You need to set the tone from the start here. The car should be ready. There’s nothing more annoying than hearing your Mum or Dad say “We just need to pop to the petrol station and then we’ll be on the way”. You’ll have indirectly communicated its okay to deviate from the plan. Doing that so early in the journey can lead to anarchy later on. And if Dad (we’re presuming he’s driving) says he knows ‘the way’ and doesn’t need the GPS, then it’s perfectly okay for others to use their smartphones to plan the route out ahead of time. If you don’t know how to do this, your children will probably be able to show you.
You’re going to need to sell the trip. Saying you’re off to visit Aunt Mabelle may just turn out to be at odds with what your 12 year old daughter was planning to do with her day. You need to be able to answer the question ‘what’s in it for me?’. Be creative. If you really are going to see Aunt Mabelle then tell the children Aunt Mabelle has a dog to play with. Or keeps the worlds best collection of chocolate (you may wish to forewarn Mabelle about such a promise). Failing that, bribery works. We’ll get to that shortly.
No jokes for this one. You're travelling with the most precious cargo in the world. Do the right thing and make your car is ready for the journey. Remember ‘WOT’. That’s Water, Oil & Tyres. If your children are still in car seats, check the seat. Make sure it’s secure. Make sure your children are buckled in correctly and there’s no chance of them slipping out. You don’t cut corners here. Just do it properly. Do it right.
You need variety. You need to make sure you mitigate any possibility of spillage and staining. And you need to be willing to play hardball with the good stuff (that’s pineapple lumps, jaffas and fizzy drinks). Don’t go hard in with the sugary goods from the start. You don’t want the children on a sugar high in the hope they crash later and sleep. They won’t. They’ll just get withdrawals and nag at you for more. Start off with the savouries with a promise of something sugary later. You want to fill them up and get them drowsy. A food induced coma is a good thing for a long journey. But be aware of the risks. Throw too much stuff down their necks and you risk increasing the chances of motion sickness. Know your child's limits.

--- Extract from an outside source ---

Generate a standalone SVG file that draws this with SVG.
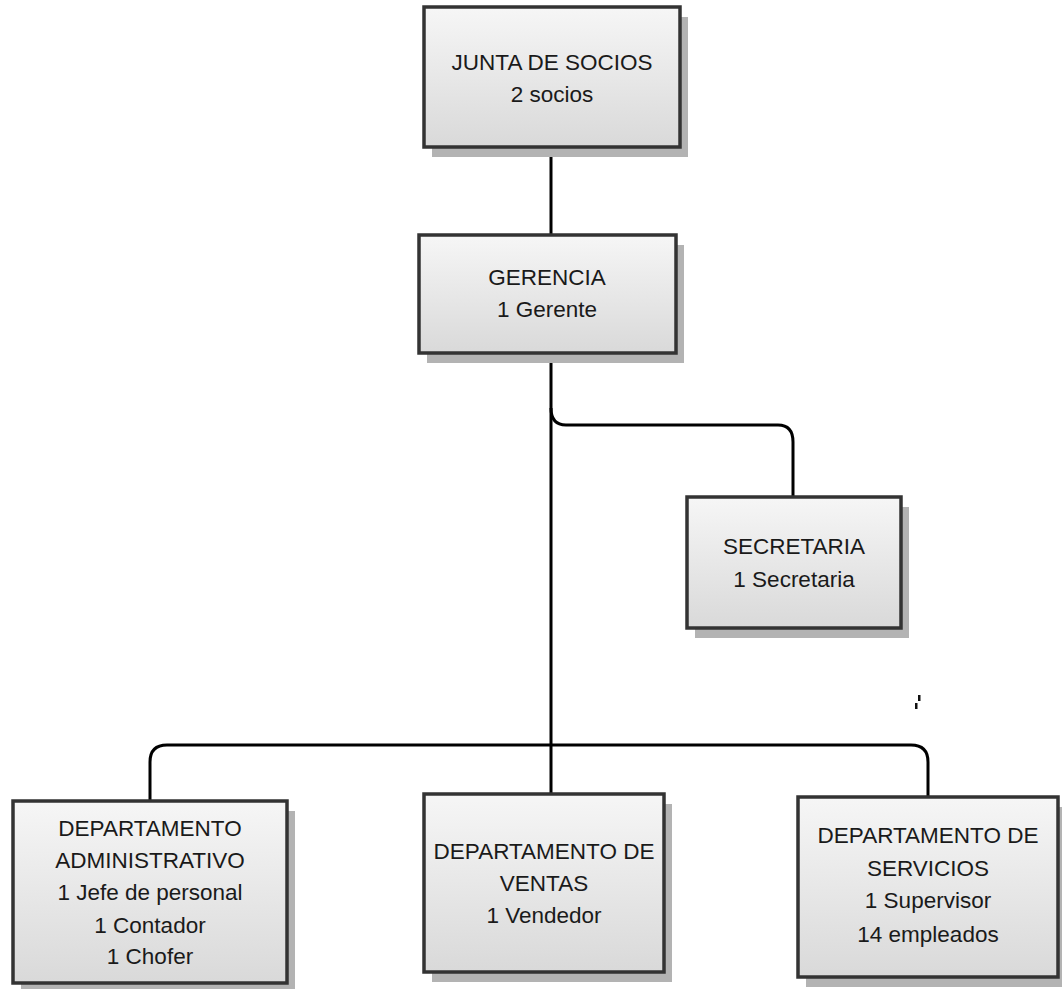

You are not an entertainer. Sure, family time is important. But this is about survival. If there's ever a time when unlimited screentime is a good idea, this just might be it. This is a special treat and your children need to make the most of it. Additionally, unless you're okay with hearing the same thing over and over on the entire journey, make sure they have some headphones.
6. Bribery and Corruption
It’s okay. Just be comfortable with it, it is okay. You are simply rewarding good behaviour by providing positive reinforcement in the form of a promise of a treat or an actual treat. You are encouraging good habits and responsibility. Okay - you’re going to bribe the little people with the promise of toys and treats if they behave. And you’ll use the threat of removing toys and treats if they misbehave. Perfect parenting? We’ll leave that to the experts. Functional parenting? Absolutely. Like we said, this is about survival.
7. The Pit Stop
You might want to stop in Cromwell for a picture next to the giant fruit. Your children probably do not. The sooner you accept the pit stop is for the children, the better. Plan ahead. Make sure you have one or two ready to call upon should the trip not be going to plan. Think of the journey as a series of waypoints. When the children ask the inevitable “are we there yet”, you don’t want to respond with the gloomy truth. Deflect and distract. The art is in saying “we are almost at the…(insert planned pit stop here). You need to break the journey up into bite sized children chunks.
8. Spare Clothes
Never, ever underestimate a child's ability to make a mess. You might think a packet of M&Ms is safe car food. But in the wrong hot little hands, they become a melted chocolate mess which can be easily dispatched onto any nearby surface, most likely a t-shirt or the sides of a trouser leg. And don’t fight the need to make a mess either. Just run with it. Accept the inevitable. Make sure you’re prepared with wipes and spare clothes so everyone can look fresh upon arrival (you may want to plan the final pit stop to close by Aunt Mabelle’s so you can get changed and freshen up).
9. The Arrival
If you get through all of the above and arrive safely and with your sanity intact... remember there is always a return journey. Take this opportunity to praise the family and repeat the oft-said (but not logical) fact... "the journey home is always shorter".